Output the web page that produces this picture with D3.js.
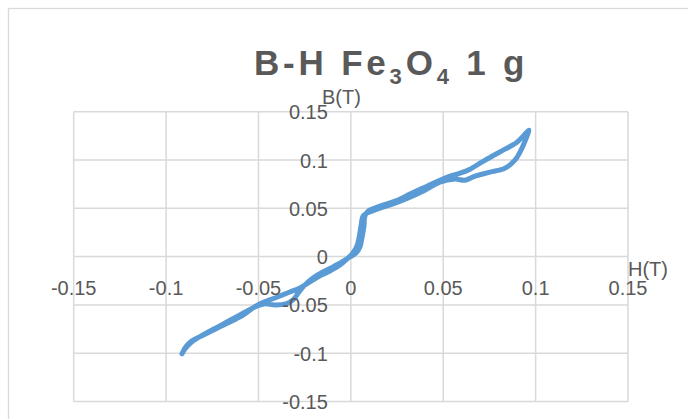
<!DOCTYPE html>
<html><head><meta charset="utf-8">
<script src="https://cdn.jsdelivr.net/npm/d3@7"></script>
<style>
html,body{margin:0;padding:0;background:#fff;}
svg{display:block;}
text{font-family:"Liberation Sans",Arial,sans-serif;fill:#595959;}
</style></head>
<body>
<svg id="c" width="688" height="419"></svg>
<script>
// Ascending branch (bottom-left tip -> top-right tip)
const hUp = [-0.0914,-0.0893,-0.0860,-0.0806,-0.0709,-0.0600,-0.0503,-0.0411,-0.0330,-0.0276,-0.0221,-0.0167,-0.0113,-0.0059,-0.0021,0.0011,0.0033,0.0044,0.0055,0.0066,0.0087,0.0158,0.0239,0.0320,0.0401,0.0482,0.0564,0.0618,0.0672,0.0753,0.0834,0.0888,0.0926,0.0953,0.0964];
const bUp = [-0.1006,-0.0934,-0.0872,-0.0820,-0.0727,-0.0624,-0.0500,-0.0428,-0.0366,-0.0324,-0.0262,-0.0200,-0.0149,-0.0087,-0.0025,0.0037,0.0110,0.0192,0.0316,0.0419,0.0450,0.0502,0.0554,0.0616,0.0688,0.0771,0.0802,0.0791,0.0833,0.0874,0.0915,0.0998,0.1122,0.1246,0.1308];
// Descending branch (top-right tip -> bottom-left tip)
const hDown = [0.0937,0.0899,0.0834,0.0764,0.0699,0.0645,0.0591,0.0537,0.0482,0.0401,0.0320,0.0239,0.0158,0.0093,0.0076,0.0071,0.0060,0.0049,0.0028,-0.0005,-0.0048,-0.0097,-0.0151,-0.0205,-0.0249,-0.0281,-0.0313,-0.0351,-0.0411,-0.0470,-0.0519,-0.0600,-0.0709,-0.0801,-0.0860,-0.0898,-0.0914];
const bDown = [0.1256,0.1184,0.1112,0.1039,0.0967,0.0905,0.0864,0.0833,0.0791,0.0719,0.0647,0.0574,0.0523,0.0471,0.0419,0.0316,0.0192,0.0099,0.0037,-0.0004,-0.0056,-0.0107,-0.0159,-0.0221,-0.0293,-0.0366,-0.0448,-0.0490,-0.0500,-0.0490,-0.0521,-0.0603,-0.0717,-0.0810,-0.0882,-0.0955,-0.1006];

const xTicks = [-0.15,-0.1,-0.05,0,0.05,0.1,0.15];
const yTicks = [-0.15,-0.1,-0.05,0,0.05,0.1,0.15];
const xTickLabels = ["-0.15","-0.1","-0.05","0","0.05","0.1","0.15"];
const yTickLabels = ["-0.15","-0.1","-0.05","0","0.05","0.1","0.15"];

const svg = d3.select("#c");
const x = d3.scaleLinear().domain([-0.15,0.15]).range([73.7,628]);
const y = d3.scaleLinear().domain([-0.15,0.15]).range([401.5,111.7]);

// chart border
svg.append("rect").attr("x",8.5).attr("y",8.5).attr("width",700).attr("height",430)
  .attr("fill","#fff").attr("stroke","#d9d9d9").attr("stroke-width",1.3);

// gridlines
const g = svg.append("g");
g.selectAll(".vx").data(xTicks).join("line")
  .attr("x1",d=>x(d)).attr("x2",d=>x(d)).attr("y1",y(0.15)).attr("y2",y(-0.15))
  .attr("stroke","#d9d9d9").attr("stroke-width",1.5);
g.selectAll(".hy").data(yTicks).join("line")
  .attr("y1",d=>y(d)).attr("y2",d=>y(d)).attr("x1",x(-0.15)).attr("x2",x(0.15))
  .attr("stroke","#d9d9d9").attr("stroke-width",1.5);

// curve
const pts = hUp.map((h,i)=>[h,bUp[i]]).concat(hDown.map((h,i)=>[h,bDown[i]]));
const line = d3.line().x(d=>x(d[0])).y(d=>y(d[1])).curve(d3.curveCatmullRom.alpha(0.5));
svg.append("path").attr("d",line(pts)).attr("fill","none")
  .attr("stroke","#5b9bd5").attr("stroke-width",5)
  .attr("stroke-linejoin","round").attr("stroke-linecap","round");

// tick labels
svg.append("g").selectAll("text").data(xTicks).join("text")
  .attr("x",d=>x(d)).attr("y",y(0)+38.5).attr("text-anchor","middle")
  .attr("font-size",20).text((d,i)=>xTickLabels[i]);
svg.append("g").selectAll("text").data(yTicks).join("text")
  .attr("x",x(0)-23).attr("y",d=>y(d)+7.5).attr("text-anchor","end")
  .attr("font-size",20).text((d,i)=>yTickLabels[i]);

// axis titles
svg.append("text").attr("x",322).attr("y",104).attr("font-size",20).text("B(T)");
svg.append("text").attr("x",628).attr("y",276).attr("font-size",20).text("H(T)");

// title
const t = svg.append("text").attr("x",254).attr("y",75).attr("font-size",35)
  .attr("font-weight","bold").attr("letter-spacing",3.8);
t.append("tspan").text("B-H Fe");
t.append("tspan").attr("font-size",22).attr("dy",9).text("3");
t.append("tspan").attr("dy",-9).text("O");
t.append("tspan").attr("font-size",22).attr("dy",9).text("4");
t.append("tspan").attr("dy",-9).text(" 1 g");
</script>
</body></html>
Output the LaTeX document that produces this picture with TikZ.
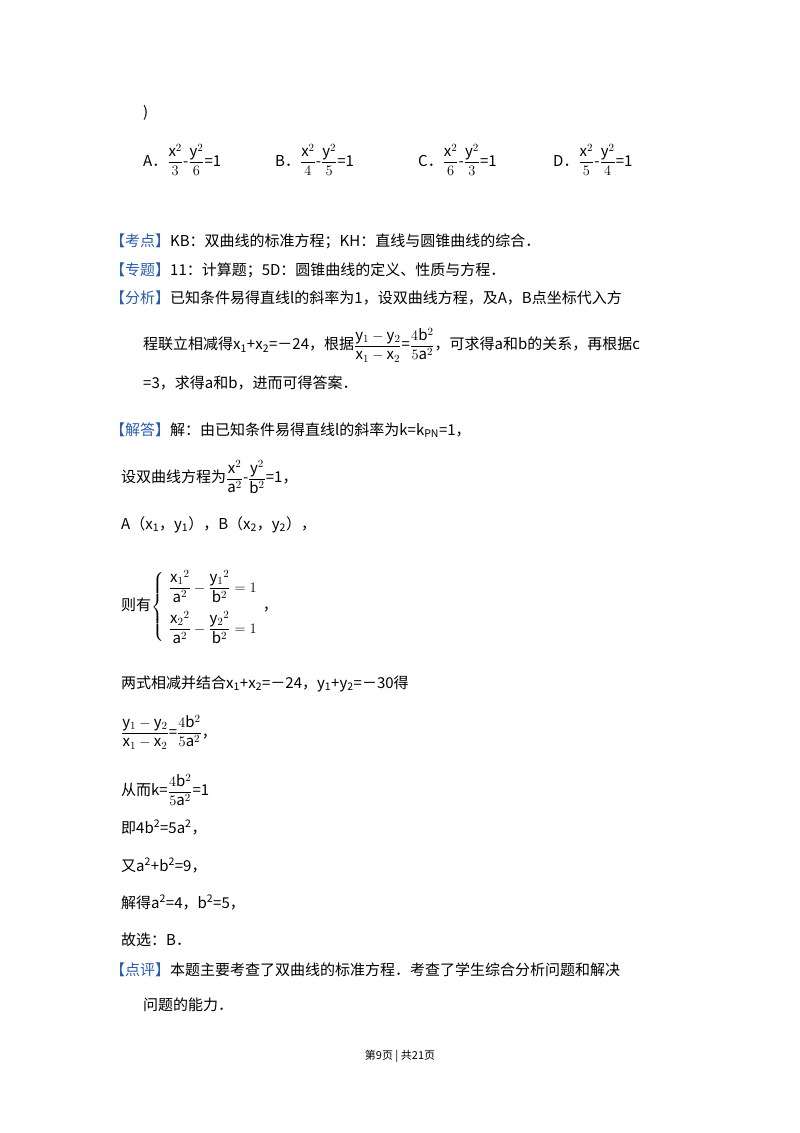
□ □ □ □ □
SHORT TASK:
Quote the data exactly, leaving every image out of the copy.

RESPONSE TO THE TASK:
Output the web page that produces this picture with D3.js.
<!DOCTYPE html>
<html><head><meta charset="utf-8">
<script src="https://cdn.jsdelivr.net/npm/d3@7"></script>
<style>
html,body{margin:0;padding:0;background:#fff;}
svg{display:block;}
text{font-family:"Liberation Sans",Arial,sans-serif;fill:#595959;}
</style></head>
<body>
<svg id="c" width="688" height="419"></svg>
<script>
// Ascending branch (bottom-left tip -> top-right tip)
const hUp = [-0.0914,-0.0893,-0.0860,-0.0806,-0.0709,-0.0600,-0.0503,-0.0411,-0.0330,-0.0276,-0.0221,-0.0167,-0.0113,-0.0059,-0.0021,0.0011,0.0033,0.0044,0.0055,0.0066,0.0087,0.0158,0.0239,0.0320,0.0401,0.0482,0.0564,0.0618,0.0672,0.0753,0.0834,0.0888,0.0926,0.0953,0.0964];
const bUp = [-0.1006,-0.0934,-0.0872,-0.0820,-0.0727,-0.0624,-0.0500,-0.0428,-0.0366,-0.0324,-0.0262,-0.0200,-0.0149,-0.0087,-0.0025,0.0037,0.0110,0.0192,0.0316,0.0419,0.0450,0.0502,0.0554,0.0616,0.0688,0.0771,0.0802,0.0791,0.0833,0.0874,0.0915,0.0998,0.1122,0.1246,0.1308];
// Descending branch (top-right tip -> bottom-left tip)
const hDown = [0.0937,0.0899,0.0834,0.0764,0.0699,0.0645,0.0591,0.0537,0.0482,0.0401,0.0320,0.0239,0.0158,0.0093,0.0076,0.0071,0.0060,0.0049,0.0028,-0.0005,-0.0048,-0.0097,-0.0151,-0.0205,-0.0249,-0.0281,-0.0313,-0.0351,-0.0411,-0.0470,-0.0519,-0.0600,-0.0709,-0.0801,-0.0860,-0.0898,-0.0914];
const bDown = [0.1256,0.1184,0.1112,0.1039,0.0967,0.0905,0.0864,0.0833,0.0791,0.0719,0.0647,0.0574,0.0523,0.0471,0.0419,0.0316,0.0192,0.0099,0.0037,-0.0004,-0.0056,-0.0107,-0.0159,-0.0221,-0.0293,-0.0366,-0.0448,-0.0490,-0.0500,-0.0490,-0.0521,-0.0603,-0.0717,-0.0810,-0.0882,-0.0955,-0.1006];

const xTicks = [-0.15,-0.1,-0.05,0,0.05,0.1,0.15];
const yTicks = [-0.15,-0.1,-0.05,0,0.05,0.1,0.15];
const xTickLabels = ["-0.15","-0.1","-0.05","0","0.05","0.1","0.15"];
const yTickLabels = ["-0.15","-0.1","-0.05","0","0.05","0.1","0.15"];

const svg = d3.select("#c");
const x = d3.scaleLinear().domain([-0.15,0.15]).range([73.7,628]);
const y = d3.scaleLinear().domain([-0.15,0.15]).range([401.5,111.7]);

// chart border
svg.append("rect").attr("x",8.5).attr("y",8.5).attr("width",700).attr("height",430)
  .attr("fill","#fff").attr("stroke","#d9d9d9").attr("stroke-width",1.3);

// gridlines
const g = svg.append("g");
g.selectAll(".vx").data(xTicks).join("line")
  .attr("x1",d=>x(d)).attr("x2",d=>x(d)).attr("y1",y(0.15)).attr("y2",y(-0.15))
  .attr("stroke","#d9d9d9").attr("stroke-width",1.5);
g.selectAll(".hy").data(yTicks).join("line")
  .attr("y1",d=>y(d)).attr("y2",d=>y(d)).attr("x1",x(-0.15)).attr("x2",x(0.15))
  .attr("stroke","#d9d9d9").attr("stroke-width",1.5);

// curve
const pts = hUp.map((h,i)=>[h,bUp[i]]).concat(hDown.map((h,i)=>[h,bDown[i]]));
const line = d3.line().x(d=>x(d[0])).y(d=>y(d[1])).curve(d3.curveCatmullRom.alpha(0.5));
svg.append("path").attr("d",line(pts)).attr("fill","none")
  .attr("stroke","#5b9bd5").attr("stroke-width",5)
  .attr("stroke-linejoin","round").attr("stroke-linecap","round");

// tick labels
svg.append("g").selectAll("text").data(xTicks).join("text")
  .attr("x",d=>x(d)).attr("y",y(0)+38.5).attr("text-anchor","middle")
  .attr("font-size",20).text((d,i)=>xTickLabels[i]);
svg.append("g").selectAll("text").data(yTicks).join("text")
  .attr("x",x(0)-23).attr("y",d=>y(d)+7.5).attr("text-anchor","end")
  .attr("font-size",20).text((d,i)=>yTickLabels[i]);

// axis titles
svg.append("text").attr("x",322).attr("y",104).attr("font-size",20).text("B(T)");
svg.append("text").attr("x",628).attr("y",276).attr("font-size",20).text("H(T)");

// title
const t = svg.append("text").attr("x",254).attr("y",75).attr("font-size",35)
  .attr("font-weight","bold").attr("letter-spacing",3.8);
t.append("tspan").text("B-H Fe");
t.append("tspan").attr("font-size",22).attr("dy",9).text("3");
t.append("tspan").attr("dy",-9).text("O");
t.append("tspan").attr("font-size",22).attr("dy",9).text("4");
t.append("tspan").attr("dy",-9).text(" 1 g");
</script>
</body></html>
Output the LaTeX document that produces this picture with TikZ.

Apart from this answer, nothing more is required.